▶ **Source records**

===============

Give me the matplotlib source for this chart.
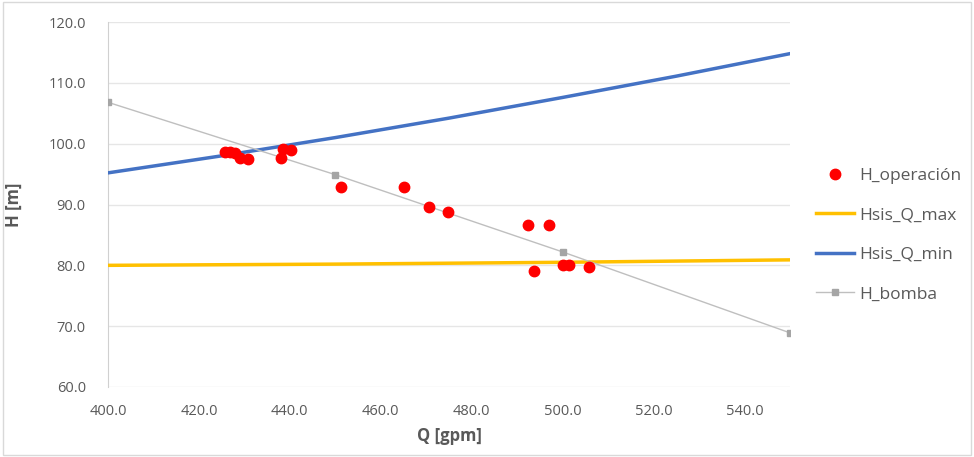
import numpy as np
import matplotlib.pyplot as plt

# operating points
q_op = [425.8, 426.9, 428.0, 429.1, 430.9, 438.0, 438.4, 440.2, 451.2, 465.1,
        470.6, 474.8, 492.3, 496.9, 493.8, 500.0, 501.4, 505.7]
h_op = [98.7, 98.7, 98.5, 97.7, 97.5, 97.7, 99.2, 99.0, 92.9, 92.9,
        89.6, 88.8, 86.6, 86.6, 79.1, 80.1, 80.1, 79.7]

# system curves
q_sis = [400, 425, 450, 475, 500, 525, 550]
h_sis_max = [80.0, 80.1, 80.2, 80.35, 80.5, 80.7, 80.9]
h_sis_min = [95.2, 98.0, 101.0, 104.2, 107.6, 111.1, 114.8]

# pump curve
q_bomba = [400, 450, 500, 550]
h_bomba = [106.8, 94.9, 82.2, 68.9]

plt.rcParams['font.family'] = ['Open Sans', 'DejaVu Sans']
txt = '#595959'

fig = plt.figure(figsize=(9.74, 4.57), dpi=100)
ax = fig.add_axes([108/974, 1-387/457, (790-108)/974, (387-22)/457])

ax.plot(q_op, h_op, 'o', color='#ff0000', ms=7.5, label='H_operación', zorder=5)
ax.plot(q_sis, h_sis_max, color='#ffc000', lw=2.5, label='Hsis_Q_max', zorder=3)
ax.plot(q_sis, h_sis_min, color='#4472c4', lw=2.5, label='Hsis_Q_min', zorder=3)
ax.plot(q_bomba, h_bomba, color='#bfbfbf', lw=1, marker='s', ms=4,
        mfc='#a5a5a5', mec='#a5a5a5', label='H_bomba', zorder=4)

ax.set_xlim(400, 550)
ax.set_ylim(60, 120)
ax.set_xticks(np.arange(400, 541, 20))
ax.set_yticks(np.arange(60, 121, 10))
ax.xaxis.set_major_formatter('{x:.1f}')
ax.yaxis.set_major_formatter('{x:.1f}')
ax.tick_params(length=0, colors=txt, labelsize=10.5)
ax.tick_params(axis='y', pad=16)
ax.tick_params(axis='x', pad=12)
ax.grid(axis='y', color='#e6e6e6', lw=1)
ax.set_axisbelow(True)
for s in ['top', 'right', 'bottom']:
    ax.spines[s].set_visible(False)
ax.spines['left'].set_color('#d0d0d0')

ax.set_xlabel('Q [gpm]', fontweight='bold', color=txt, fontsize=12, labelpad=6)
ax.set_ylabel('H [m]', fontweight='bold', color=txt, fontsize=12, labelpad=18)

fig.legend(loc='upper left', bbox_to_anchor=(800/974, 1-152/457), frameon=False,
           fontsize=12.5, labelcolor=txt, handlelength=2.2, labelspacing=1.35,
           handletextpad=0.3)

fig.patches.append(plt.Rectangle((0.003, 0.005), 0.994, 0.99, transform=fig.transFigure,
                                 fill=False, ec='#d9d9d9', lw=1))

fig.savefig('out.png', dpi=100)
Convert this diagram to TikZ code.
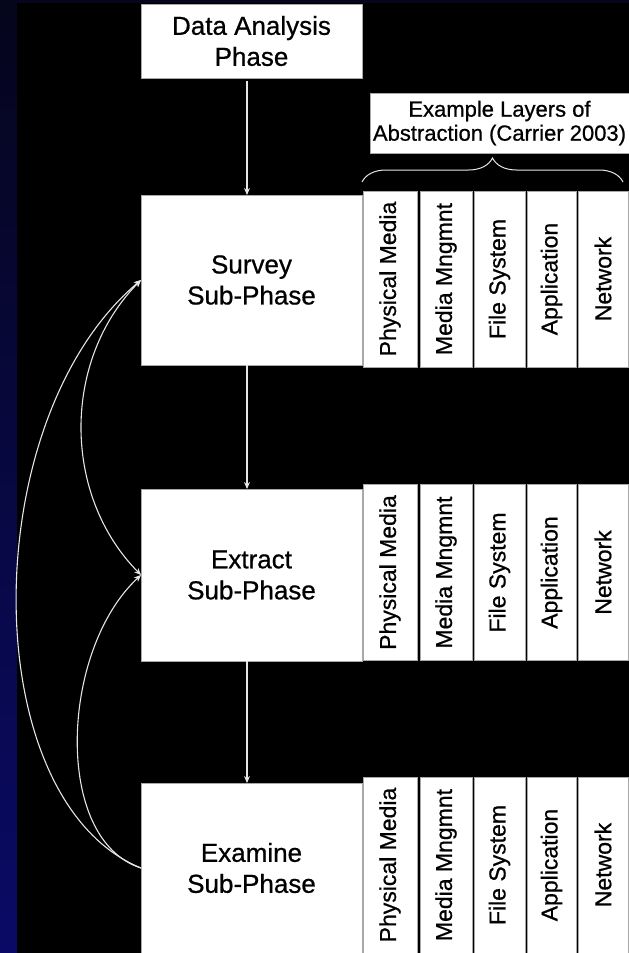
\documentclass[tikz,border=0pt]{standalone}
\usepackage{fontspec}
\setmainfont{Liberation Sans}[BoldFont=Liberation Sans, BoldFeatures={FakeBold=0.7}]
\usetikzlibrary{arrows.meta,decorations.pathreplacing}
\definecolor{bgtop}{HTML}{05051C}
\definecolor{bgbot}{HTML}{0A0A66}
\definecolor{boxgray}{HTML}{A8A8A8}
\definecolor{linegray}{HTML}{E6E6E6}
\begin{document}
\begin{tikzpicture}[x=1pt,y=-1pt,
  box/.style={draw=boxgray, line width=0.8pt, fill=white, inner sep=0pt, outer sep=0pt,
    align=center, text=black, font=\fontsize{26}{31}\selectfont\bfseries},
  layer/.style={draw=boxgray, line width=0.8pt, fill=white, inner sep=0pt, outer sep=0pt,
    rotate=90, text=black, font=\fontsize{23}{27}\selectfont\bfseries, minimum width=176pt},
  arr/.style={draw=linegray, line width=1.1pt, -{Stealth[length=7pt,width=6pt]}},
  arrboth/.style={draw=linegray, line width=1.1pt, {Stealth[length=7pt,width=6pt]}-{Stealth[length=7pt,width=6pt]}}
]
\useasboundingbox (0,0) rectangle (629,953);
\fill[black] (0,0) rectangle (629,953);
\shade[top color=bgtop, bottom color=bgbot] (0,0) rectangle (17,953);
\fill[bgtop] (17,0) rectangle (629,3);

% main boxes
\node[box, minimum width=221pt, minimum height=74pt] (da) at (251.5,41) {Data Analysis\\Phase};
\node[box, minimum width=221pt, minimum height=170pt] (survey) at (251.5,280) {Survey\\Sub-Phase};
\node[box, minimum width=221pt, minimum height=172pt] (extract) at (251.5,575) {Extract\\Sub-Phase};
\node[box, minimum width=221pt, minimum height=170pt] (examine) at (251.5,868) {Examine\\Sub-Phase};

% label
\node[box, minimum width=259pt, minimum height=60pt, font=\fontsize{22}{24}\selectfont\bfseries] (lbl) at (499.5,123) {Example Layers of\\Abstraction (Carrier 2003)};
\draw[linegray, line width=1pt, decorate, decoration={brace, amplitude=24pt}] (362,182) -- (623,182);

% layer columns
\foreach \r/\yc in {s/279, x/572.5, e/865}{
  \foreach \i/\xc/\w/\t in {1/390/54/Physical Media, 2/446/52/Media Mngmnt, 3/499.5/51/File System, 4/551.5/49/Application, 5/603/50/Network}{
    \node[layer, minimum height=\w pt] (\r\i) at (\xc,\yc) {\t};
  }
}

% vertical arrows
\draw[arr] ([xshift=-4.5pt,yshift=-3pt]da.south) -- ([xshift=-4.5pt]survey.north);
\draw[arr] ([xshift=-4.5pt]survey.south) -- ([xshift=-4.5pt]extract.north);
\draw[arr] ([xshift=-4.5pt]extract.south) -- ([xshift=-4.5pt]examine.north);

% feedback curves
\draw[arr] (examine.west) .. controls (-25,800) and (-25,420) .. (survey.west);
\draw[arr] (examine.west) .. controls (53,840) and (60,650) .. (extract.west);
\draw[arrboth] (survey.west) .. controls (62,360) and (62,495) .. (extract.west);
\end{tikzpicture}
\end{document}
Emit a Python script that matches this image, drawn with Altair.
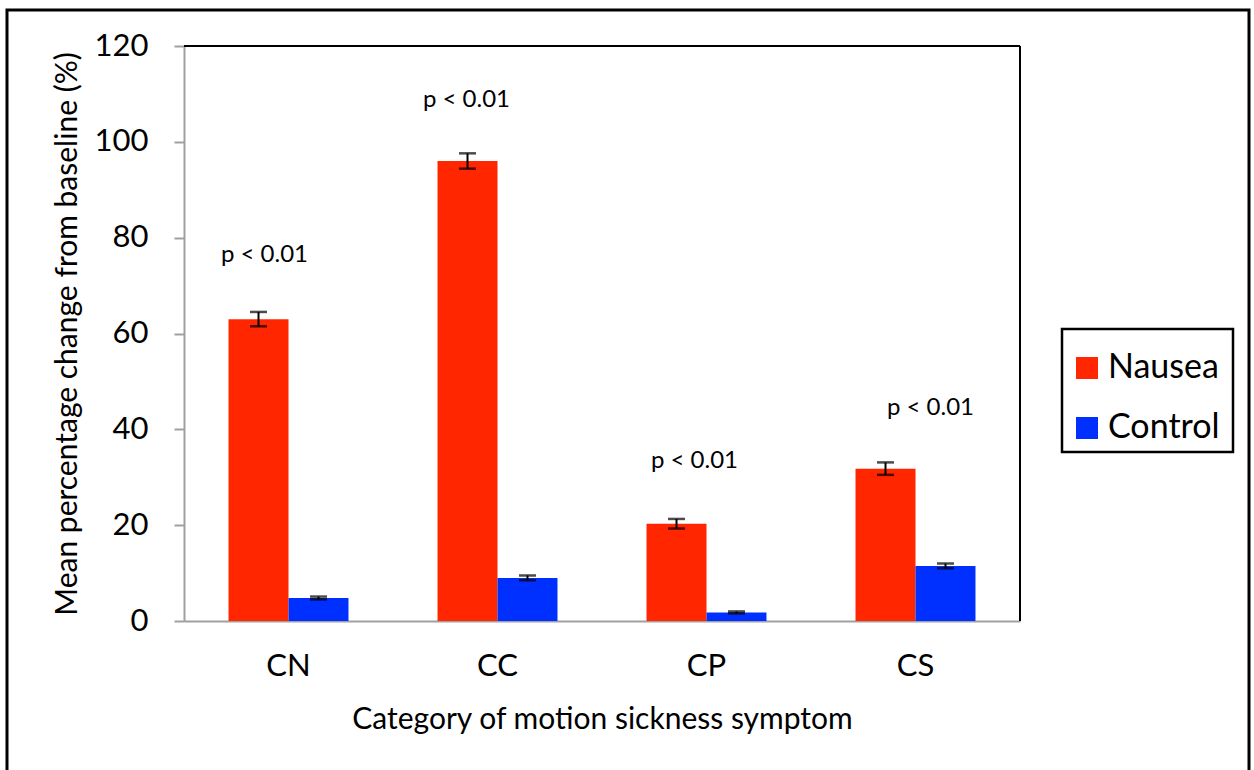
import altair as alt
import pandas as pd

# Mean percentage change from baseline per symptom category
categories = ["CN", "CC", "CP", "CS"]
groups = ["Nausea", "Control"]
nausea = [63.0, 96.0, 20.3, 31.8]
nausea_err = [1.5, 1.6, 1.0, 1.3]
control = [4.8, 9.0, 1.8, 11.5]
control_err = [0.3, 0.5, 0.2, 0.5]

# Significance annotations
p_labels = ["p < 0.01", "p < 0.01", "p < 0.01", "p < 0.01"]
p_label_y = [76.4, 108.8, 33.4, 44.5]
p_label_dx = [-24, -31, -12, 15]

colors = ["#ff2600", "#0030ff"]
FONT = "Lato"
W, H = 836, 575

rows = []
for i, c in enumerate(categories):
    rows.append({"category": c, "group": "Nausea", "value": nausea[i],
                 "lo": nausea[i] - nausea_err[i], "hi": nausea[i] + nausea_err[i]})
    rows.append({"category": c, "group": "Control", "value": control[i],
                 "lo": control[i] - control_err[i], "hi": control[i] + control_err[i]})
df = pd.DataFrame(rows)

ann = pd.DataFrame({"category": categories, "label": p_labels, "y": p_label_y})

x_axis = alt.Axis(title="Category of motion sickness symptom", labelAngle=0,
                  ticks=False, domainColor="#a0a0a0", domainWidth=2,
                  labelFontSize=31, labelPadding=30, labelColor="black",
                  titleFontSize=30, titleFontWeight="normal", titlePadding=23,
                  titleColor="black")
x_scale = alt.Scale(paddingInner=0.426, paddingOuter=0.213)
y_axis = alt.Axis(title="Mean percentage change from baseline (%)",
                  values=[0, 20, 40, 60, 80, 100, 120], grid=False,
                  tickSize=10, tickColor="#a0a0a0", tickWidth=2,
                  domainColor="#a0a0a0", domainWidth=2,
                  labelFontSize=31, labelPadding=26, labelColor="black",
                  titleFontSize=30, titleFontWeight="normal",
                  titlePadding=12, titleColor="black")
y_scale = alt.Scale(domain=[0, 120], nice=False)


def xcat():
    return alt.X("category:N", sort=categories, scale=x_scale, axis=x_axis)


def ycol(field):
    return alt.Y(f"{field}:Q", scale=y_scale, axis=y_axis)


xo_enc = alt.XOffset("group:N", sort=groups,
                     scale=alt.Scale(paddingInner=0, paddingOuter=0))

bars = alt.Chart(df).mark_bar(opacity=1).encode(
    x=xcat(),
    xOffset=xo_enc,
    y=ycol("value"),
    color=alt.Color("group:N", sort=groups,
                    scale=alt.Scale(domain=groups, range=colors),
                    legend=alt.Legend(title=None, orient="none",
                                      legendX=886, legendY=305,
                                      symbolType="square", symbolSize=484,
                                      symbolStrokeWidth=0, symbolOpacity=1,
                                      labelFontSize=34, labelColor="black",
                                      labelOffset=4, rowPadding=26,
                                      padding=0)),
)

err_rule = alt.Chart(df).mark_rule(color="black", strokeWidth=2).encode(
    x=xcat(), xOffset=xo_enc, y=ycol("lo"), y2="hi:Q",
)
cap_lo = alt.Chart(df).mark_tick(color="black", thickness=2.5, size=17, orient="horizontal").encode(
    x=xcat(), xOffset=xo_enc, y=ycol("lo"),
)
cap_hi = alt.Chart(df).mark_tick(color="black", thickness=2.5, size=17, orient="horizontal").encode(
    x=xcat(), xOffset=xo_enc, y=ycol("hi"),
)

texts = []
for i, c in enumerate(categories):
    texts.append(
        alt.Chart(ann[ann["category"] == c]).mark_text(
            fontSize=24, font=FONT, color="black", baseline="middle", dx=p_label_dx[i]
        ).encode(x=xcat(), y=ycol("y"), text="label:N")
    )

one = pd.DataFrame({"k": [0]})
top_line = alt.Chart(one).mark_rule(color="black", strokeWidth=2).encode(
    x=alt.value(0), x2=alt.value(W), y=alt.value(0))
right_line = alt.Chart(one).mark_rule(color="black", strokeWidth=2).encode(
    x=alt.value(W), y=alt.value(0), y2=alt.value(H))
legend_box = alt.Chart(one).mark_rect(fill=None, stroke="black", strokeWidth=2.5, clip=False).encode(
    x=alt.value(878), x2=alt.value(1049), y=alt.value(283), y2=alt.value(406))
outer = alt.Chart(one).mark_rect(fill=None, stroke="black", strokeWidth=3, clip=False).encode(
    x=alt.value(-177), x2=alt.value(1065), y=alt.value(-36), y2=alt.value(740))

chart = alt.layer(bars, err_rule, cap_lo, cap_hi, *texts, top_line, right_line,
                  legend_box, outer).properties(
    width=W, height=H,
    autosize=alt.AutoSizeParams(type="none"),
    padding={"left": 184, "top": 46, "right": 234, "bottom": 149},
    background="white",
).configure_view(stroke=None).configure(font=FONT)

chart.save("out.html", embed_options={"renderer": "svg", "actions": False})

===============

Restate only the lines running from the start of the material above through the line containing "import matplotlib.pyplot as plt", ends included. No pictures.

▶ **Result for this exercise**
Give me the matplotlib source for this chart.
import numpy as np
import matplotlib.pyplot as plt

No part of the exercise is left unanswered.